Dazed and confused? Not me. I’m just Lost in the Cheese Aisle.

Tuesday, February 26, 2013


The February Guild event will be held this evening at Petite Auberge in Druid Hills, showcasing Bordeaux wines from 2006.

Ahhh, Bordeaux.  My first love in the world of Serious Wine - once I had outgrown my earlier Manischewitz-Bali Ha’i-Boone’s Farm tippling habits.  I started experimenting with real wine midway through college and continued my research after moving to Sweat City in 1974.  Burgundy was OK in my book, but Bordeaux was what really rang my vinous chimes.  It still does.  Even today, when there is a plethora of excellent California wines available, the ones made in the style of Bordeaux are the ones I gravitate towards.

Speaker’s Wine:
Château Haut La Péreyre (Entre-Deux-Mers) 2011

First Flight:
Château Cantemerle (Haut-Médoc) 2006**
Château Haut-Batailley (Pauillac) 2006**
Château La Tour-Carnet (Haut-Médoc) 2006**

Pan-seared pheasant quail breast served over a red cabbage, arugula and fresh grape slaw, tossed with a blood orange olive oil and balsamic vinaigrette

Second Flight:
Château Prieuré-Lichine (Margaux) 2006***
Château Beychevelle (Saint-Julien) 2006***
Château Lafon-Rochet (Saint-Estèphe) 2006**

Herb-rubbed pork tenderloin served with shiitake mushrooms and a light cream sauce over potato pancake 

Third Flight:
Château La Lagune (Haut Médoc) 2006**
Château Boyd-Cantenac (Margaux) 2006***
Château Lagrange (Saint-Julien) 2006***

Beef Wellington: Beef tenderloin, ham and mushroom duxelles baked in a puff pastry crust, served with a Bordelaise sauce and grilled asparagus  

Château Rayne-Vigneau 2005 (Sauternes Prémier Cru) - France**

Apple Crème Brulée: Classic Crème Brulée infused with apple essence

Château Fombrauge (Saint-Emilion) 2000***

After it’s all over, I will update this post with my usual post-mortem commentary.  Meanwhile, all a-Bordeaux!
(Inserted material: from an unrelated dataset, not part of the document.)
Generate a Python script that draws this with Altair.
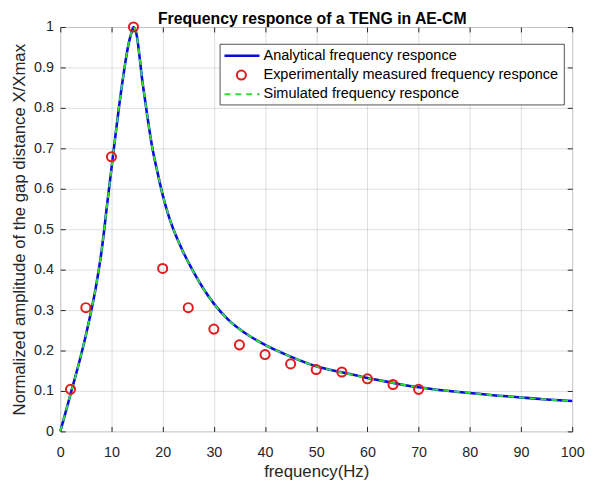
import altair as alt
import pandas as pd

# ---------------- data ----------------
freq = [0, 1, 2, 3, 4, 5, 6, 7, 7.5, 8, 8.5, 9, 9.5, 10, 10.5, 11, 11.5, 12,
        12.5, 13, 13.5, 14, 14.3, 14.6, 15, 15.5, 16, 16.5, 17, 18, 19, 20,
        21, 22, 23, 24, 26, 28, 30, 33, 36, 40, 45, 50, 55, 60, 65, 70, 75,
        80, 85, 90, 95, 100]
analytical = [0, 0.045, 0.092, 0.138, 0.186, 0.238, 0.295, 0.36, 0.398, 0.44,
              0.49, 0.545, 0.598, 0.65, 0.703, 0.755, 0.805, 0.852, 0.895,
              0.935, 0.967, 0.99, 1.0, 0.995, 0.975, 0.925, 0.87, 0.825, 0.78,
              0.70, 0.64, 0.585, 0.54, 0.503, 0.472, 0.444, 0.395, 0.352,
              0.316, 0.274, 0.244, 0.214, 0.185, 0.161, 0.146, 0.132, 0.12,
              0.109, 0.101, 0.095, 0.089, 0.084, 0.079, 0.075]
simulated = [0, 0.045, 0.092, 0.138, 0.186, 0.238, 0.295, 0.36, 0.398, 0.44,
             0.49, 0.545, 0.598, 0.65, 0.703, 0.755, 0.805, 0.852, 0.895,
             0.935, 0.967, 0.99, 1.0, 0.995, 0.975, 0.925, 0.87, 0.825, 0.78,
             0.70, 0.64, 0.585, 0.54, 0.503, 0.472, 0.444, 0.395, 0.352,
             0.316, 0.274, 0.244, 0.214, 0.185, 0.161, 0.146, 0.132, 0.12,
             0.109, 0.101, 0.095, 0.089, 0.084, 0.079, 0.075]
exp_freq = [2, 5, 10, 14.3, 20, 25, 30, 35, 40, 45, 50, 55, 60, 65, 70]
exp_amp = [0.104, 0.306, 0.679, 1.0, 0.403, 0.306, 0.253, 0.214, 0.19,
           0.167, 0.153, 0.147, 0.13, 0.116, 0.104]

legend_labels = ["Analytical frequency responce",
                 "Experimentally measured frequency responce",
                 "Simulated frequency responce"]
title_text = "Frequency responce of a TENG in AE-CM"
x_title = "frequency(Hz)"
y_title = "Normalized amplitude of the gap distance X/Xmax"
x_ticks = [0, 10, 20, 30, 40, 50, 60, 70, 80, 90, 100]
y_ticks = [0, 0.1, 0.2, 0.3, 0.4, 0.5, 0.6, 0.7, 0.8, 0.9, 1.0]

# ---------------- styling ----------------
FONT = "Liberation Sans"
W, H = 519, 410
AX = "#262626"
BLUE = "#0a0ae0"
GREEN = "#33dd33"
RED = "#e01b1b"

curve_df = pd.DataFrame({"f": freq, "a": analytical, "s": simulated})
exp_df = pd.DataFrame({"f": exp_freq, "a": exp_amp})
one = pd.DataFrame({"k": [0]})

xs = alt.Scale(domain=[0, 100], nice=False, zero=False)
ys = alt.Scale(domain=[0, 1], nice=False, zero=False)

main_x = alt.Axis(values=x_ticks, grid=True, gridColor=AX, gridOpacity=0.15,
                  ticks=False, tickSize=0, domain=False, labelFont=FONT,
                  labelFontSize=14.5, labelColor=AX, labelPadding=25,
                  labelBaseline="alphabetic", labelFlush=False,
                  labelOverlap=False, title=x_title, titleFont=FONT,
                  titleFontSize=17, titleFontWeight="normal", titleColor=AX,
                  titleX=W / 2, titleY=45.5, titleAlign="center",
                  titleBaseline="alphabetic")
main_y = alt.Axis(values=y_ticks, format="~g", grid=True, gridColor=AX,
                  gridOpacity=0.15, ticks=False, tickSize=0, domain=False,
                  labelFont=FONT, labelFontSize=14.5, labelColor=AX,
                  labelPadding=7, labelFlush=False, labelOverlap=False,
                  title=y_title, titleFont=FONT, titleFontSize=17,
                  titleFontWeight="normal", titleColor=AX, titleX=-36,
                  titleY=H / 2, titleAngle=270, titleAlign="center",
                  titleBaseline="alphabetic")


def tick_axis(orient, vals):
    return alt.Axis(orient=orient, offset=-5, values=vals, labels=False,
                    grid=False, domain=False, ticks=True, tickSize=5,
                    tickColor=AX, tickWidth=1, title=None)


analytical_line = alt.Chart(curve_df).mark_line(
    color=BLUE, strokeWidth=2.6, interpolate="monotone"
).encode(
    x=alt.X("f:Q", scale=xs, axis=main_x),
    y=alt.Y("a:Q", scale=ys, axis=main_y),
)

simulated_line = alt.Chart(curve_df).mark_line(
    color=GREEN, strokeWidth=2, strokeDash=[6, 5], interpolate="monotone"
).encode(
    x=alt.X("f:Q", scale=xs, axis=tick_axis("bottom", x_ticks)),
    y=alt.Y("s:Q", scale=ys, axis=tick_axis("left", y_ticks)),
)

exp_points = alt.Chart(exp_df).mark_point(
    shape="circle", filled=False, color=RED, strokeWidth=2, size=85, opacity=1
).encode(
    x=alt.X("f:Q", scale=xs, axis=tick_axis("top", x_ticks)),
    y=alt.Y("a:Q", scale=ys, axis=tick_axis("right", y_ticks)),
)

# ---------------- title as text (MATLAB style, above the box) ----------------
title_mark = alt.Chart(one).mark_text(
    align="center", baseline="alphabetic", font=FONT, fontSize=16,
    fontWeight="bold", color="black"
).encode(x=alt.value(W / 2 - 4), y=alt.value(-3.5),
         text=alt.value(title_text))

# ---------------- manual MATLAB-style legend ----------------
leg_box = alt.Chart(one).mark_rect(
    fill="white", stroke=AX, strokeWidth=0.8
).encode(x=alt.value(162), x2=alt.value(511), y=alt.value(17.5),
         y2=alt.value(79))
row_y = [29.2, 48.7, 68.2]
leg_blue = alt.Chart(one).mark_rule(color=BLUE, strokeWidth=2.6).encode(
    x=alt.value(166.5), x2=alt.value(202), y=alt.value(row_y[0]))
leg_red = alt.Chart(one).mark_point(
    shape="circle", filled=False, color=RED, strokeWidth=2, size=85, opacity=1
).encode(x=alt.value(183.6), y=alt.value(row_y[1]))
leg_green = alt.Chart(one).mark_rule(
    color=GREEN, strokeWidth=2, strokeDash=[6, 5]
).encode(x=alt.value(166.5), x2=alt.value(202), y=alt.value(row_y[2]))
leg_texts = [
    alt.Chart(one).mark_text(
        align="left", baseline="middle", font=FONT, fontSize=14.7,
        color="black"
    ).encode(x=alt.value(206), y=alt.value(row_y[i]),
             text=alt.value(legend_labels[i]))
    for i in range(3)
]

chart = alt.layer(
    analytical_line, simulated_line, exp_points, title_mark,
    leg_box, leg_blue, leg_red, leg_green, *leg_texts
).resolve_scale(
    x="independent", y="independent"
).properties(
    width=W, height=H,
    autosize=alt.AutoSizeParams(type="none"),
    padding={"left": 53, "top": 16, "right": 14, "bottom": 47},
).configure_view(
    stroke=AX, strokeWidth=1
).configure(background="white")

chart.save("out.html", embed_options={"renderer": "svg", "actions": False})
Update: The wines were all fairly good... not a clunker in the lot, although there were no real standouts. The Sauternes was a bit thin, but otherwise OK, and it went just fine with the dessert.

The food?  All very well prepared dishes that were carefully selected to act as foils for the various wines.  The beef Wellington was tasty enough despite its crust being a bit soggy, but let’s face it: who the hell actually orders beef Wellington any more?  It’s a stodgy sort of dish, popular in the 1960’s, that attempts to gild the Prime Rib lily.  Then again... Prime Rib!